Task description | Collect all lines from the records below that include the word "this".

Given records |
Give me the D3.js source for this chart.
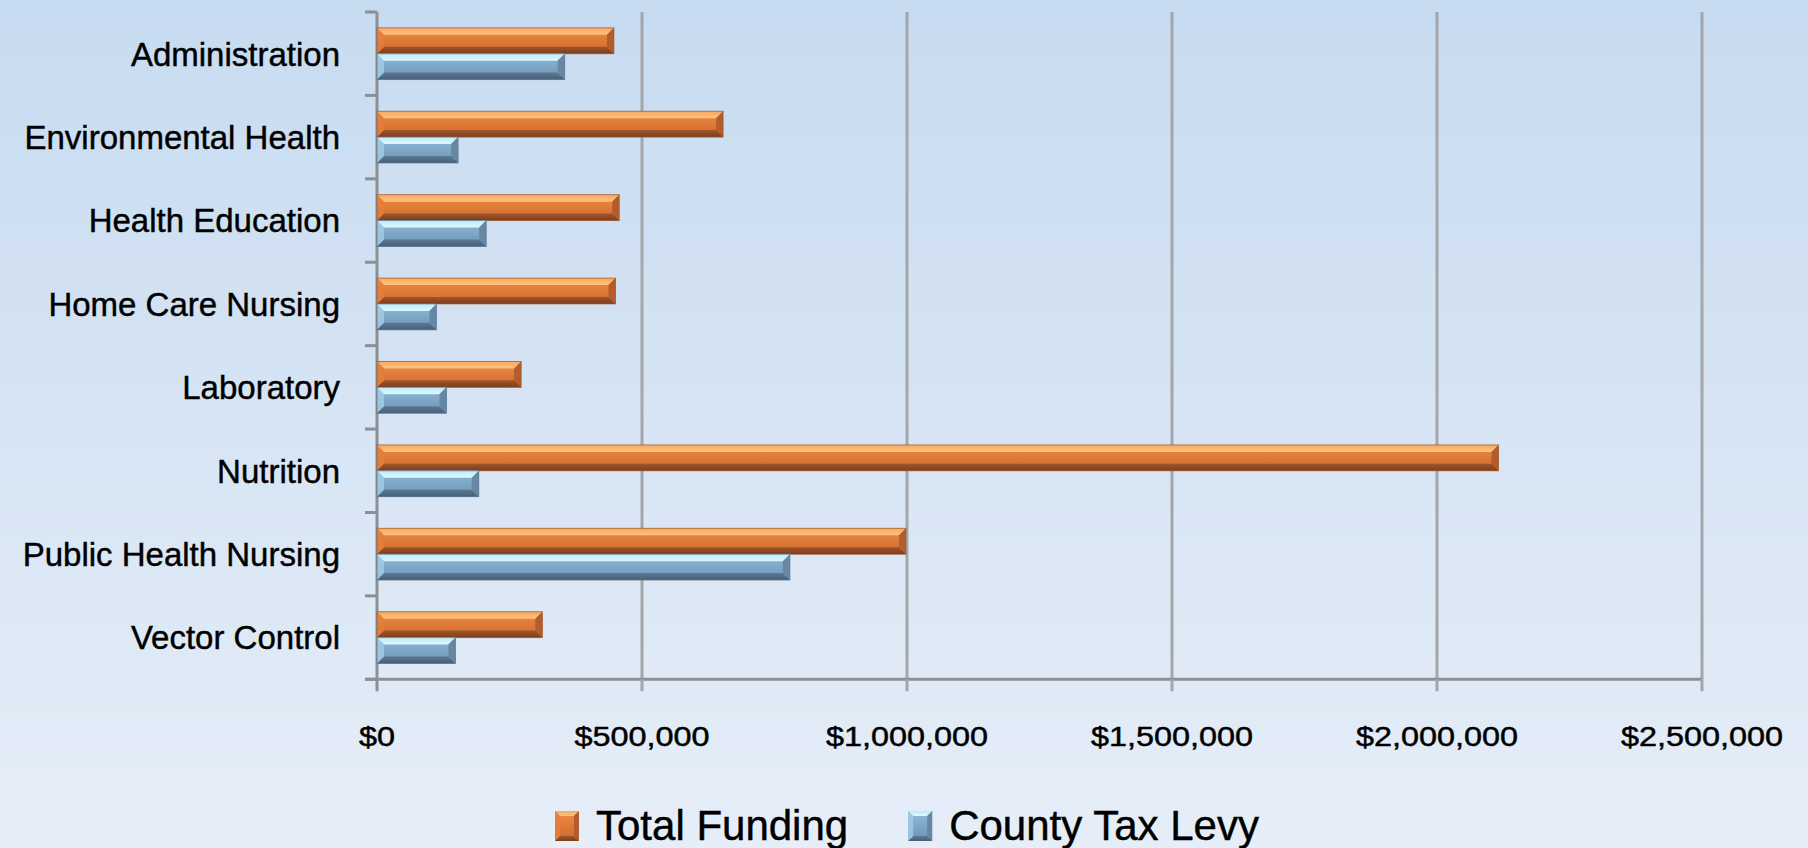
---
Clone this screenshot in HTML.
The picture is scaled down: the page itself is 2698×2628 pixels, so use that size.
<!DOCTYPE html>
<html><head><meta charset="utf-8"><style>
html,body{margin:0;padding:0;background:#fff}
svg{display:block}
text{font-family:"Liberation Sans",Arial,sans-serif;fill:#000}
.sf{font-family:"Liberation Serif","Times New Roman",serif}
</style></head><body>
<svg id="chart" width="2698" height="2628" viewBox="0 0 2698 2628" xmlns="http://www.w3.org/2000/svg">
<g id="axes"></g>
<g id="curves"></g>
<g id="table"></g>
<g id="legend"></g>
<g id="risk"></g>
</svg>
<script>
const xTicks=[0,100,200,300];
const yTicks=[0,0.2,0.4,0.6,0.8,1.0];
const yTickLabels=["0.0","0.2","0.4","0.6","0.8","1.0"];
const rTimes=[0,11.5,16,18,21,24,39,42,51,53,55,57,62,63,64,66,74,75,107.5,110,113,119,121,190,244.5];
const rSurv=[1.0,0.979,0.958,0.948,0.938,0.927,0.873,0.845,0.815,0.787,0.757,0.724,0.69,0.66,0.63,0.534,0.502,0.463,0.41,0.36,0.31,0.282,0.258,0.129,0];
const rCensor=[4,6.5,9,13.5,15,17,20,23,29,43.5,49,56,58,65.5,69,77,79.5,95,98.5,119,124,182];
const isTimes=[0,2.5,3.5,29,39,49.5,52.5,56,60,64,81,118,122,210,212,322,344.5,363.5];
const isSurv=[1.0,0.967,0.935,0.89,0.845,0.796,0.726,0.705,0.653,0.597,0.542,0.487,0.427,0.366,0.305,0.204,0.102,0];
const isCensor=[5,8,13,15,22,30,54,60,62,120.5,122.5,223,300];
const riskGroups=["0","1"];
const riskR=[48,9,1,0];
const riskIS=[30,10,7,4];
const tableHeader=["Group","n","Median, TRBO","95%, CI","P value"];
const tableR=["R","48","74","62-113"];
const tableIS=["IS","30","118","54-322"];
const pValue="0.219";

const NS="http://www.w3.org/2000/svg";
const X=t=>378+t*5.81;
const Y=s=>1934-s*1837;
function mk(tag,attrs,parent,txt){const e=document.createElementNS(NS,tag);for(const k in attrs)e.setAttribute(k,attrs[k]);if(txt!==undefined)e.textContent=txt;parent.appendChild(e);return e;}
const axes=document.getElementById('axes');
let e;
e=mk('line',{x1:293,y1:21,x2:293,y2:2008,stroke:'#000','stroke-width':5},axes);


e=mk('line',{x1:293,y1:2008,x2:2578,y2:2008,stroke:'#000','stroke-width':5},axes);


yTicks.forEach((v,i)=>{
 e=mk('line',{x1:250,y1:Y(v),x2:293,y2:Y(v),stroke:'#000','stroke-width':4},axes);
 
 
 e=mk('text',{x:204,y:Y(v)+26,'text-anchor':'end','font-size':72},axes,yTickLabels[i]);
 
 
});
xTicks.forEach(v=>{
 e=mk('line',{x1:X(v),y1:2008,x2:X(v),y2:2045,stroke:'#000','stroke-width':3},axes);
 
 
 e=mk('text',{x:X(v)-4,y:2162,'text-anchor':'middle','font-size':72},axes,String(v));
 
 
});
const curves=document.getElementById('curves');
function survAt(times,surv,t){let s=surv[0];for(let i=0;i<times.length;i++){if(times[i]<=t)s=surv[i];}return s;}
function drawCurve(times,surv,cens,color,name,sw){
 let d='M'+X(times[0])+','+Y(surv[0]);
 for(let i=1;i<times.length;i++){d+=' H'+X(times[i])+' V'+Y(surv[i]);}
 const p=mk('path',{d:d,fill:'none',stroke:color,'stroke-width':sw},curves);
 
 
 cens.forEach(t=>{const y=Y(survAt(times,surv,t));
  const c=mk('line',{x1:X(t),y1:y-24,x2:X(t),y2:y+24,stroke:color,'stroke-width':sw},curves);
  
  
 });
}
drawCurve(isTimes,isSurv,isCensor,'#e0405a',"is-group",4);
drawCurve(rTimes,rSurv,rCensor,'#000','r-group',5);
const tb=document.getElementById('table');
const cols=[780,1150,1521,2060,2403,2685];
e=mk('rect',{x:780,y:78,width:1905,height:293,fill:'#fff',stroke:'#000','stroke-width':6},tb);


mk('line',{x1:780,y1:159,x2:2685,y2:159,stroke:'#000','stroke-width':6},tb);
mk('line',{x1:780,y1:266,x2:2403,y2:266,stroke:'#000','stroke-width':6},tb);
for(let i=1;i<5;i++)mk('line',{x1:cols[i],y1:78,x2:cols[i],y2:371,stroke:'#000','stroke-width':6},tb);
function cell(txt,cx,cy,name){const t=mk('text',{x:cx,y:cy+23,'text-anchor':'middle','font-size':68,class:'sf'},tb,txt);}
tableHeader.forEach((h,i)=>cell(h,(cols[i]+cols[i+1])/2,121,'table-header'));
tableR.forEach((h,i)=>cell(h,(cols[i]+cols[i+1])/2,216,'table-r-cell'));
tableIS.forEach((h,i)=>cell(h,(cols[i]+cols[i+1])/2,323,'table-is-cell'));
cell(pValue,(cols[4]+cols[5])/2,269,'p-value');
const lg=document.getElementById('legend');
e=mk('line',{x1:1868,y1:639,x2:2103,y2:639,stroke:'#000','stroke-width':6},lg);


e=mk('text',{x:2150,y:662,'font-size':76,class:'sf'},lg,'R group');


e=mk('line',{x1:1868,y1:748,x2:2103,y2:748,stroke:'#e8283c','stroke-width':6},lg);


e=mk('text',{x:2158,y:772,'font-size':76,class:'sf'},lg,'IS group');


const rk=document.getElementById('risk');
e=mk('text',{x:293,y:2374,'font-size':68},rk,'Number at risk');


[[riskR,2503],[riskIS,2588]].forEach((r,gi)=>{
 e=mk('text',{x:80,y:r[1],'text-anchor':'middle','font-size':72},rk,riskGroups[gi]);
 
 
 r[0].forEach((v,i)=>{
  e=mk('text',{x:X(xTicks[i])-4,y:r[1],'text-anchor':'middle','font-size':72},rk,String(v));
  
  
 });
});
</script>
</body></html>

Solution to the problem |
Give me the D3.js source for this chart.
Clone this screenshot in HTML.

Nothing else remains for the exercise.